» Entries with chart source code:
---

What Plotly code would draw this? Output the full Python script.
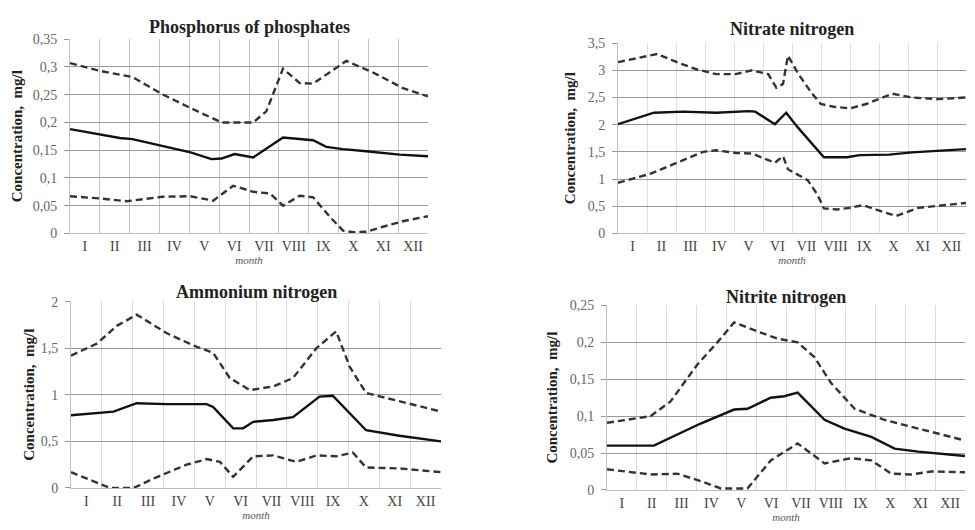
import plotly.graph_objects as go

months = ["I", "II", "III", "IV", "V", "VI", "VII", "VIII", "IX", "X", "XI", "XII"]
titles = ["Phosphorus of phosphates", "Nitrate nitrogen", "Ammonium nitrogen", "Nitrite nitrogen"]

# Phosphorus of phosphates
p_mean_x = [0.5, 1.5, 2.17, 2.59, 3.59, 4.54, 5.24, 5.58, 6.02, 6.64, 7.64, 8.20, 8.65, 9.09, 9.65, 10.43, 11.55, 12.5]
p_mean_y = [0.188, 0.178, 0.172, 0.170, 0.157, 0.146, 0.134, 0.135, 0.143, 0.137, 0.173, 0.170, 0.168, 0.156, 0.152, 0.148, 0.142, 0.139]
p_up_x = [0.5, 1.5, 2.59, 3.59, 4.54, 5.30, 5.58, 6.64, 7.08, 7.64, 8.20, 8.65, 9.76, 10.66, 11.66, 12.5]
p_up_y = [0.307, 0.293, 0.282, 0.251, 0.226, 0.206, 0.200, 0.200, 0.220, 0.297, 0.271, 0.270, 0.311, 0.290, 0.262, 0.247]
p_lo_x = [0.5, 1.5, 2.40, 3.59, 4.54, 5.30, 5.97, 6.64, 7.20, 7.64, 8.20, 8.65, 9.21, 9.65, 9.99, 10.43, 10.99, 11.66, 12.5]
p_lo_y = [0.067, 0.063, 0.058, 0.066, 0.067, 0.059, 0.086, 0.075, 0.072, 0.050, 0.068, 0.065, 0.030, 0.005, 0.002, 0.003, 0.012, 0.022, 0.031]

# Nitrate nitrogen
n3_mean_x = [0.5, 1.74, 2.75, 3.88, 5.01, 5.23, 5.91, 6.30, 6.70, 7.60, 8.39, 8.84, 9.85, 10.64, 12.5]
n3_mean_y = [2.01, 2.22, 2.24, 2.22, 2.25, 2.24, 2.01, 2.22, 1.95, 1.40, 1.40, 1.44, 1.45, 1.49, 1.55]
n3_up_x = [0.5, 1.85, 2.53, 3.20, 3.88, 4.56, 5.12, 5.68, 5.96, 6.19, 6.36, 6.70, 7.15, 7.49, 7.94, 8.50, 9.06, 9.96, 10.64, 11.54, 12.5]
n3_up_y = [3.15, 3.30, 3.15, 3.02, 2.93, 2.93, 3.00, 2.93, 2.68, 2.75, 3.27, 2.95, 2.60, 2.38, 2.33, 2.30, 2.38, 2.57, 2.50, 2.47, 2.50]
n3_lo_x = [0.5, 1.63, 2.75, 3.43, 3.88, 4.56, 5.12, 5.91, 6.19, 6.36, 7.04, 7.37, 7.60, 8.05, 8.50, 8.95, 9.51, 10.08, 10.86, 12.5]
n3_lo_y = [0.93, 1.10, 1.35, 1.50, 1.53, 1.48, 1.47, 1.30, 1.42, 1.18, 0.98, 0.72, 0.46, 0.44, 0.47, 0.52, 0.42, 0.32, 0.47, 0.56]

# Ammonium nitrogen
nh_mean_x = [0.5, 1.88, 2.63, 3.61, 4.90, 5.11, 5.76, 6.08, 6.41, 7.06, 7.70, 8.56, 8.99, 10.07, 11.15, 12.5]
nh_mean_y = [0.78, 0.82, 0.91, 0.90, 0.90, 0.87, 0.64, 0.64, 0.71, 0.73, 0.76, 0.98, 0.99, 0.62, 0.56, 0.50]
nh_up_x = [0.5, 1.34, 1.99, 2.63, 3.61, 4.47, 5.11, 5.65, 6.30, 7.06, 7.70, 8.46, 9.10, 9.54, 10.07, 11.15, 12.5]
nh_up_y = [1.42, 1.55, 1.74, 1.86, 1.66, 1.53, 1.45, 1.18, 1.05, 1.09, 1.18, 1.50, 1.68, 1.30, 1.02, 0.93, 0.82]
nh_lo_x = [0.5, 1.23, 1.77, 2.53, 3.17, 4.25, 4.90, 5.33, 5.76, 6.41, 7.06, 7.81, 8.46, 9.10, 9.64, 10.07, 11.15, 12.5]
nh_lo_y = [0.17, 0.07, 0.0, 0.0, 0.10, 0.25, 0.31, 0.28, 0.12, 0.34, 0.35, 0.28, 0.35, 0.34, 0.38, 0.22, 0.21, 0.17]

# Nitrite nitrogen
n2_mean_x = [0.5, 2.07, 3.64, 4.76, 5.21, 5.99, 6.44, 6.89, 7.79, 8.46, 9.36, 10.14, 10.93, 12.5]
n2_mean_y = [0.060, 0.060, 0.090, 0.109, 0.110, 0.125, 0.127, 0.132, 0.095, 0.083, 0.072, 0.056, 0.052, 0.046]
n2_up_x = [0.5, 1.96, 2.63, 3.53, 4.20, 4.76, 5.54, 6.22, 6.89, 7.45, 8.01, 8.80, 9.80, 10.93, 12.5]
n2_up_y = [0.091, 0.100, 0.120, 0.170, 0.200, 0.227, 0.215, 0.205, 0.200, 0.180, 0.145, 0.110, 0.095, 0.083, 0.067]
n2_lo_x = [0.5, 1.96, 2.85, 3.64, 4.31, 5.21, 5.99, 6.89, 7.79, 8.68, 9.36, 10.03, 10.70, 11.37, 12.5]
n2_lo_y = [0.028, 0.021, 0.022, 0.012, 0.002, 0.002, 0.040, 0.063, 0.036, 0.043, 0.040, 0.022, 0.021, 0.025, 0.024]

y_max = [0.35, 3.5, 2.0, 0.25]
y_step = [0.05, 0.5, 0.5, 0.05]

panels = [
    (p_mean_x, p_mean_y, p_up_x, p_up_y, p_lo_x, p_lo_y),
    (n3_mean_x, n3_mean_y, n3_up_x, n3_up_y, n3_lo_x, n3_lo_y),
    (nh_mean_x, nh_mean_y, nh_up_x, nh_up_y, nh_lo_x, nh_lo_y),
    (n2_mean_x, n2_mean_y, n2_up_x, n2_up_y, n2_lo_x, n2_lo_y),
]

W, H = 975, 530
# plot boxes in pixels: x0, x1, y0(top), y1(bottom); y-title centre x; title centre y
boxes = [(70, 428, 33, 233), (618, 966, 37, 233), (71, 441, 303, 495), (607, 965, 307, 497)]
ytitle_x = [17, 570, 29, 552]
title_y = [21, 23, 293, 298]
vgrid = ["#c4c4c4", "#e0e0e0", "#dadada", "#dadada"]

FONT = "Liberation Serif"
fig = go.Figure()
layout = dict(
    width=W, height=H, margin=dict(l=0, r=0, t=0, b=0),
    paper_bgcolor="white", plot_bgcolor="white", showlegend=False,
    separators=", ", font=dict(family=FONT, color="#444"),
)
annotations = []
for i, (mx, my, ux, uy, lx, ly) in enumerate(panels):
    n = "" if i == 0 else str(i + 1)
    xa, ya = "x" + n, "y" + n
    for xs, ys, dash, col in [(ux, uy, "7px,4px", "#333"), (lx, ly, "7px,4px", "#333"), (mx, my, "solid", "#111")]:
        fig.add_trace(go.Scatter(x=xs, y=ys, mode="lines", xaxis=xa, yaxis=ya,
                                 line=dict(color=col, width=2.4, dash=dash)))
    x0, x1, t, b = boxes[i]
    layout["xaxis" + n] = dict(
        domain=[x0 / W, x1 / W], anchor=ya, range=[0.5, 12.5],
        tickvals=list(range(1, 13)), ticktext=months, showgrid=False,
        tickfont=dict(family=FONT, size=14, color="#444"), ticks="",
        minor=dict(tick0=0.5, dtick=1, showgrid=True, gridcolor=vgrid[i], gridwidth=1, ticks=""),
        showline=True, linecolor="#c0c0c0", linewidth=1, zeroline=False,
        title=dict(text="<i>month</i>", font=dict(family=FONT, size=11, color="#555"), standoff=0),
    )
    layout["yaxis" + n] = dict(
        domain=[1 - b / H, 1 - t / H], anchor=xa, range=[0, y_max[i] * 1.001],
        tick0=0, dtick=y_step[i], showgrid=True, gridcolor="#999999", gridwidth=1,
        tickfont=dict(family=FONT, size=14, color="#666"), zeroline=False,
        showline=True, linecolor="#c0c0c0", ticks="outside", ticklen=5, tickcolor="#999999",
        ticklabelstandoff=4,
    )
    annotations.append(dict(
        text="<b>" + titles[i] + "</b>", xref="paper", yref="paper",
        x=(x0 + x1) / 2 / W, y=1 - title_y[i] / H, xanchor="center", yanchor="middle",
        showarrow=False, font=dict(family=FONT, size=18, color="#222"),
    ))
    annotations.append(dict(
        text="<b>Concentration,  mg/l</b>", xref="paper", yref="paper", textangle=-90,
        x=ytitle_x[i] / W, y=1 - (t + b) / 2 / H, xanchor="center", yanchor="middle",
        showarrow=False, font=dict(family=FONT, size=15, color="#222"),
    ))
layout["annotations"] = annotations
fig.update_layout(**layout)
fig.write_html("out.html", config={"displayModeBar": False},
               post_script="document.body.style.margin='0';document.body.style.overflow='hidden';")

---

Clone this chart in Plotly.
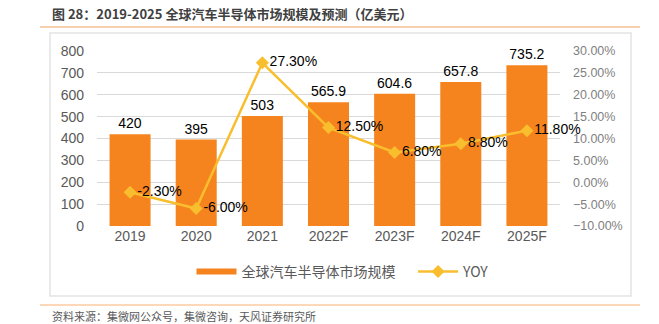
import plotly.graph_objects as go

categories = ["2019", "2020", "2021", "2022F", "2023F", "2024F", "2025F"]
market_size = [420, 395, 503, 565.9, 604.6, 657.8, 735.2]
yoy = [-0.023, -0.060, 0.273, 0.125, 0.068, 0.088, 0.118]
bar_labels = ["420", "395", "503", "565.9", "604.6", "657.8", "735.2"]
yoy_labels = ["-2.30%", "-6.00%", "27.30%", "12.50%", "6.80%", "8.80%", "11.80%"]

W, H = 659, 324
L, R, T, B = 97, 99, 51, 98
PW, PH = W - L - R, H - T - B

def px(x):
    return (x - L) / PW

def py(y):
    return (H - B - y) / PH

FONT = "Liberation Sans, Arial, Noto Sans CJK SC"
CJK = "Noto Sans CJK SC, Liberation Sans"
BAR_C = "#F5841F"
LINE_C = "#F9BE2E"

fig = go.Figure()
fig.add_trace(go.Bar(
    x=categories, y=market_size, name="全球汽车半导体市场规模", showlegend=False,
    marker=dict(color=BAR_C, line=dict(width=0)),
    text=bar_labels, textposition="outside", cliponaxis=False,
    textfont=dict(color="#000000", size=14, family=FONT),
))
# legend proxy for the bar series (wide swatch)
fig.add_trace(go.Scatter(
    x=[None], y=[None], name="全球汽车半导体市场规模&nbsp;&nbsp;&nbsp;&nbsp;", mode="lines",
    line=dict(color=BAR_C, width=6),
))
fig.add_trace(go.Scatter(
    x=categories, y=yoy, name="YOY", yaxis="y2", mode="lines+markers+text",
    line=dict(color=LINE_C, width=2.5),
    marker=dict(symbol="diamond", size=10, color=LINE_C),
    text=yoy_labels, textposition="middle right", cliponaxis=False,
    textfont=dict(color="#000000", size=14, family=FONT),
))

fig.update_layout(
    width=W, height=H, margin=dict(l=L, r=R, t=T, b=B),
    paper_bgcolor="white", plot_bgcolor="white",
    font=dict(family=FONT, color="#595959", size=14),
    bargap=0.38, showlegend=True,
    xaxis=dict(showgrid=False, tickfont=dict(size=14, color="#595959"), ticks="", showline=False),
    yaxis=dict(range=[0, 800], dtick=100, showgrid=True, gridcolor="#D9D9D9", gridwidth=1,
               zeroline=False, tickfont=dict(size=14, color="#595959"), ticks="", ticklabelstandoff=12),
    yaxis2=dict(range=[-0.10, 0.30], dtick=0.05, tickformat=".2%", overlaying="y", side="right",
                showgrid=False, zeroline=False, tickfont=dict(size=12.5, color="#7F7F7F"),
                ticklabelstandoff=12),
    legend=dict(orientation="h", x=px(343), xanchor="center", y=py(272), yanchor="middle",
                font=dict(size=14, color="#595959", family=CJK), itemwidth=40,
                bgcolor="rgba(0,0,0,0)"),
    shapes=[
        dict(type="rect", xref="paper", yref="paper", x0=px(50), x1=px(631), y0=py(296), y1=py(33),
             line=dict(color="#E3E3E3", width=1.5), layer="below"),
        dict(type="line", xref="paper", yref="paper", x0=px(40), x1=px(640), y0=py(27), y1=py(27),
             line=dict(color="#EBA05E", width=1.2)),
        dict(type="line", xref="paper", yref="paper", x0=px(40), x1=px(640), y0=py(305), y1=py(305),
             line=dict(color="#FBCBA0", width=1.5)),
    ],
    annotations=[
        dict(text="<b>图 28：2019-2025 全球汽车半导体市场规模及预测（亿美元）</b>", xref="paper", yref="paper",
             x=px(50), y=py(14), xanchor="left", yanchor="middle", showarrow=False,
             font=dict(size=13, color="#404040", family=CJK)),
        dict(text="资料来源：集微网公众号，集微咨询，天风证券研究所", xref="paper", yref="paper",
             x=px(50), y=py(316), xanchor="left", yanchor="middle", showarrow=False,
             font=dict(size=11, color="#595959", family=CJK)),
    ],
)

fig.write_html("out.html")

---

» Stated goal: Among the lines of the records above, count those holding the string "this", and report only the number.

» Response: 2